Impossible, post 1204 the Byzantine Empire is dead for all intents and purposes and you require ASB for them to recover. If the Turks are less successful someone else will finish them off, be that Bulgars or Serbs.

I would have to disagree with you.

The Ottomans had a smaller base to go on in 1300 than the Romans had in 1265.

If we go by OTL meaning everything that happened to Romans happens like OTL, yes you are correct. But ATL does not work that way.

The OTL Ottomans who went from zero in 1300 to a world power in 2 centuries or the good/great leaders they had in those 200+ year span may even appear in ERE instead.

By your logic OTL Ottomans are ASB or your logic makes Ottomans the only nation that can do that in any timeline or multiverse that they can have successful 1204-1500s but the Romans cannot.
 
Not possible with a pod 1450.



I would have to disagree with you.

The Ottomans had a smaller base to go on in 1300 than the Romans had in 1265.

If we go by OTL meaning everything that happened to Romans happens like OTL, yes you are correct. But ATL does not work that way.

The OTL Ottomans who went from zero in 1300 to a world power in 2 centuries or the good/great leaders they had in those 200+ year span may even appear in ERE instead.

By your logic OTL Ottomans are ASB or your logic makes Ottomans the only nation that can do that in any timeline or multiverse that they can have successful 1204-1500s but the Romans cannot.
So maybe a more fatal defeat of the Ottomans by Tamerlane earlier ?
 
It could survive as a vassal of the Ottoman Empire. It has to accept its diminished status and avoid any scheming with the Christian kingdoms. Of course it's hard for a once-great empire to accept that, but it could.
 
The only way it would be possible is a crusade coming to their aid and that crusade winning an absolutely crushing victory, and then actually returning the land to the Byzantines rather than setting up their own crusader state. Not physically impossible but it would require literally everything going right. So very, very unlikely.
 
It could survive as a vassal of the Ottoman Empire. It has to accept its diminished status and avoid any scheming with the Christian kingdoms. Of course it's hard for a once-great empire to accept that, but it could.
I don't think that's in the cards for the empire in the long run honestly. Mehmed was obsessed with taking Constantinople from the moment he ascended to the throne, he would have jumped at any excuse to take it once he felt the Ottoman Beylik was ready. The Romans were surrounded on all sides by the Ottomans and their walls were becoming increasingly obsolete in the wake of cannon technology. Some Ottoman Sultan sooner or later, even if Mehmed somehow fails, is going to finish the empire off.
 
I don't think that's in the cards for the empire in the long run honestly. Mehmed was obsessed with taking Constantinople from the moment he ascended to the throne, he would have jumped at any excuse to take it once he felt the Ottoman Beylik was ready. The Romans were surrounded on all sides by the Ottomans and their walls were becoming increasingly obsolete in the wake of cannon technology. Some Ottoman Sultan sooner or later, even if Mehmed somehow fails, is going to finish the empire off.

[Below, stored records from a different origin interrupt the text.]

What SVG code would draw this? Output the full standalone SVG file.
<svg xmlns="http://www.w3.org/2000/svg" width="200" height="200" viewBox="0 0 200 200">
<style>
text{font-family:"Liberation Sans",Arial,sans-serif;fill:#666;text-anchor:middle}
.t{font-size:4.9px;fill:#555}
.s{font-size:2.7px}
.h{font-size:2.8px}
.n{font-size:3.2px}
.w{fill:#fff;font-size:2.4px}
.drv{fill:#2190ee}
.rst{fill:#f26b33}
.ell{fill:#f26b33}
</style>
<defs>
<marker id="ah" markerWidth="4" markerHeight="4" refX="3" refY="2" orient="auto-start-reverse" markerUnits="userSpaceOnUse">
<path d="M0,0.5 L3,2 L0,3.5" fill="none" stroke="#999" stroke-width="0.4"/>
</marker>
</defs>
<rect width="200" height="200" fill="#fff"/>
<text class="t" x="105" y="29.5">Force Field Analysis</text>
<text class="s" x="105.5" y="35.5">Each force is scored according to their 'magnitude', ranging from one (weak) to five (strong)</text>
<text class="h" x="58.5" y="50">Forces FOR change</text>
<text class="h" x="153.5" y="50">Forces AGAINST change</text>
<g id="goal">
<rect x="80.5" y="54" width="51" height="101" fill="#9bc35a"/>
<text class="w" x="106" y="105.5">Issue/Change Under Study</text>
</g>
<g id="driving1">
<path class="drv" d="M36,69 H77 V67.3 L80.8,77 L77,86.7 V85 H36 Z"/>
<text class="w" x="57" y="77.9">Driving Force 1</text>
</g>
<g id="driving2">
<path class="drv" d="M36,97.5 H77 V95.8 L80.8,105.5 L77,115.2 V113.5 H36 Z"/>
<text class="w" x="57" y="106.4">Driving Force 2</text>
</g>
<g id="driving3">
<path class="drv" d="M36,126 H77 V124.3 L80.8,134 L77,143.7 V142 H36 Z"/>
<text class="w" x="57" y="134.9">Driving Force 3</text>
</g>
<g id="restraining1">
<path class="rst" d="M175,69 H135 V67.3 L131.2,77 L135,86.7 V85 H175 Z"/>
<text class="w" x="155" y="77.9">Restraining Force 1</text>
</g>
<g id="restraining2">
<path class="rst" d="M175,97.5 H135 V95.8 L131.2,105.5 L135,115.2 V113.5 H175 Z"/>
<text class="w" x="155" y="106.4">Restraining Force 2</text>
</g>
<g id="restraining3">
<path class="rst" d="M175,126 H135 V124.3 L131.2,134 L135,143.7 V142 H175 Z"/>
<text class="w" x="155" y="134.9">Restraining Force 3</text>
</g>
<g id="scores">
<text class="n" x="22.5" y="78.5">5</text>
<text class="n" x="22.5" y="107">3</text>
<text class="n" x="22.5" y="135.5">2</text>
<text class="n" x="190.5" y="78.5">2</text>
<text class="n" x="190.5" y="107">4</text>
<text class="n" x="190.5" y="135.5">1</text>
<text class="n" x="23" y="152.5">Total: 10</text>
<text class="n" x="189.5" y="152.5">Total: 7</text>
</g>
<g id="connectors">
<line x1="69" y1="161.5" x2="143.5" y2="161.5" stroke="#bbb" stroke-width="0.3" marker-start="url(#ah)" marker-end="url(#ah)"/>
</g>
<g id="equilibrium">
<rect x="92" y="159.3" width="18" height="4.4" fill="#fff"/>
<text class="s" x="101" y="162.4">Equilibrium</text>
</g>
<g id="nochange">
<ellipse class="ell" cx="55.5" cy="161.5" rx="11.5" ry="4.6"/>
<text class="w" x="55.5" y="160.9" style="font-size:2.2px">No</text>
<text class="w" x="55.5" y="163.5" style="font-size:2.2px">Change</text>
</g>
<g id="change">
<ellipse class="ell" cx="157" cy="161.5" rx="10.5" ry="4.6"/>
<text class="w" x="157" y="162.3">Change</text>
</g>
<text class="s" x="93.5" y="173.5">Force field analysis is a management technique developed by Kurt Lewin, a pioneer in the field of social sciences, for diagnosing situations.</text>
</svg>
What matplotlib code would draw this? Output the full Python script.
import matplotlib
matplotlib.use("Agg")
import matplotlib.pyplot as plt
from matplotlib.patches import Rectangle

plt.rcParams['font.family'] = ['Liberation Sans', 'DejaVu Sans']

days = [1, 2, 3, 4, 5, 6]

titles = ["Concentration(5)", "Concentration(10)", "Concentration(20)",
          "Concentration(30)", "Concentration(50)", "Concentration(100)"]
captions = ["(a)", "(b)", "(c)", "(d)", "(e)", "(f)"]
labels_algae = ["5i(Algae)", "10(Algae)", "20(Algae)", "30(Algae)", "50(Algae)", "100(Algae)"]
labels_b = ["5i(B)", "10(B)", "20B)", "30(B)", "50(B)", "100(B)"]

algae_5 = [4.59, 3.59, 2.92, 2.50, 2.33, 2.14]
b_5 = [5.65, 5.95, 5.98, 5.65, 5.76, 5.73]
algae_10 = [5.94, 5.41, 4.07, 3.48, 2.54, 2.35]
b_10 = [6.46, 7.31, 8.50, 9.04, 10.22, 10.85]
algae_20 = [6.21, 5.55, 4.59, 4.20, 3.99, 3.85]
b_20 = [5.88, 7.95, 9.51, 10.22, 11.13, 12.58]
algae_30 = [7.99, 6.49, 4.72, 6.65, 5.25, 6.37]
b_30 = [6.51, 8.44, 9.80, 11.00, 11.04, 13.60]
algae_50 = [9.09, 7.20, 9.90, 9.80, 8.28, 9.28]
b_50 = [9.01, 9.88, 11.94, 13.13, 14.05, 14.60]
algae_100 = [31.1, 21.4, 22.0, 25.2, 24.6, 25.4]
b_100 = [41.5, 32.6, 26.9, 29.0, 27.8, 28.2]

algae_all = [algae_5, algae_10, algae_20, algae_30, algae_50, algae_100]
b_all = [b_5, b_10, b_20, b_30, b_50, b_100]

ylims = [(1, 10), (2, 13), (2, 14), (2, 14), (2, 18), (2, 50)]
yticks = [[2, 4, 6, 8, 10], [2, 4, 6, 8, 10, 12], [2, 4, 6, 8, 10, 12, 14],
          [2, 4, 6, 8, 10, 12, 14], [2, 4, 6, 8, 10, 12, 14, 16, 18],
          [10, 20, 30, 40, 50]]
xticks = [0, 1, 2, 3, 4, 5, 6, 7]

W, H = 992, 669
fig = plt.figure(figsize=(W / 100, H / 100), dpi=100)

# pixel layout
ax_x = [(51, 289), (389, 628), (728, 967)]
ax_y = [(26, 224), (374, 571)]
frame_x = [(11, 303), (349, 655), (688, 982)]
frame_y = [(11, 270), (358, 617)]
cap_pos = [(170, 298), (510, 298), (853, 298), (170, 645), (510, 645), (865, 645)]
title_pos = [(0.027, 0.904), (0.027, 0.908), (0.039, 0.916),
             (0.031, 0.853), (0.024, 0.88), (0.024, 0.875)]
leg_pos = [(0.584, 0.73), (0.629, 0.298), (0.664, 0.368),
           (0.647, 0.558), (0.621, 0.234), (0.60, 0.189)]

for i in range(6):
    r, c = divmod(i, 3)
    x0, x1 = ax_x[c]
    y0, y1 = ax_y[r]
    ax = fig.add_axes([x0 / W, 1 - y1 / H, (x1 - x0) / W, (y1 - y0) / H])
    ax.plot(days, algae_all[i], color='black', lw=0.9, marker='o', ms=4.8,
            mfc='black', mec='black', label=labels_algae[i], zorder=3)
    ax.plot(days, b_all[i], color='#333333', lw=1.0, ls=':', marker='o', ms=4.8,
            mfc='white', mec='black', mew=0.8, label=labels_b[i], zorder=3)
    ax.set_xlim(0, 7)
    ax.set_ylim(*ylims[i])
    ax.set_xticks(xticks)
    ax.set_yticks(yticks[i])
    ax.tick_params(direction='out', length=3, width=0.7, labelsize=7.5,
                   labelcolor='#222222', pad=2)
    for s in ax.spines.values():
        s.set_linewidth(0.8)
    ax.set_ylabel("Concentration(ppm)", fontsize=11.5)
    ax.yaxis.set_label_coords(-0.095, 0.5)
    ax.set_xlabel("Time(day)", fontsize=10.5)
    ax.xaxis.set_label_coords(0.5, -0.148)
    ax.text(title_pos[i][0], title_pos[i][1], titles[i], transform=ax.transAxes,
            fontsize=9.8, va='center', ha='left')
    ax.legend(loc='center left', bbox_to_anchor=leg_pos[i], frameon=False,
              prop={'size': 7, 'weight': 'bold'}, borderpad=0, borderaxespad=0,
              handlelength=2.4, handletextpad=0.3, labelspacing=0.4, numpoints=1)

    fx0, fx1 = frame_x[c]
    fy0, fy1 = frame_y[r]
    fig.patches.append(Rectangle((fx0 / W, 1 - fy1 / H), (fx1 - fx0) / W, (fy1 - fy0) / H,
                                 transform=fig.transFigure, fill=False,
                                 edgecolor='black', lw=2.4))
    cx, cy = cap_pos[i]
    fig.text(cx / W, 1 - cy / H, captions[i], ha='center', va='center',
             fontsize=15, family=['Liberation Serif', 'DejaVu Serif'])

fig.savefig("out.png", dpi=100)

This however, increases the chances of the Ottomans losing a war to a neighbor in the Islamic world. The Aq Qoyunlyu to the east are a possible foe as well as the Burji Mamluks to the south. Not to mention eventual development in the east that could always produce efficient foes to bring decimation to the Ottoman Asian holdings.
 
Impossible, post 1204 the Byzantine Empire is dead for all intents and purposes and you require ASB for them to recover. If the Turks are less successful someone else will finish them off, be that Bulgars or Serbs.

I don't think that's necessarily true. The Empire of Nicaea was doing well up to 1261. Imo the key is to prevent Nicaea over-stretching itself by fighting in the west. The recapture of Constantinople was a turning point for the worse, ironically.

Let's suppose Nicaea continues to exist in Anatolia and doesn't lose any land to the Turks. Best way to do that may be to ensure the focus remains on Anatolia. Let's say Michael VIII never happens.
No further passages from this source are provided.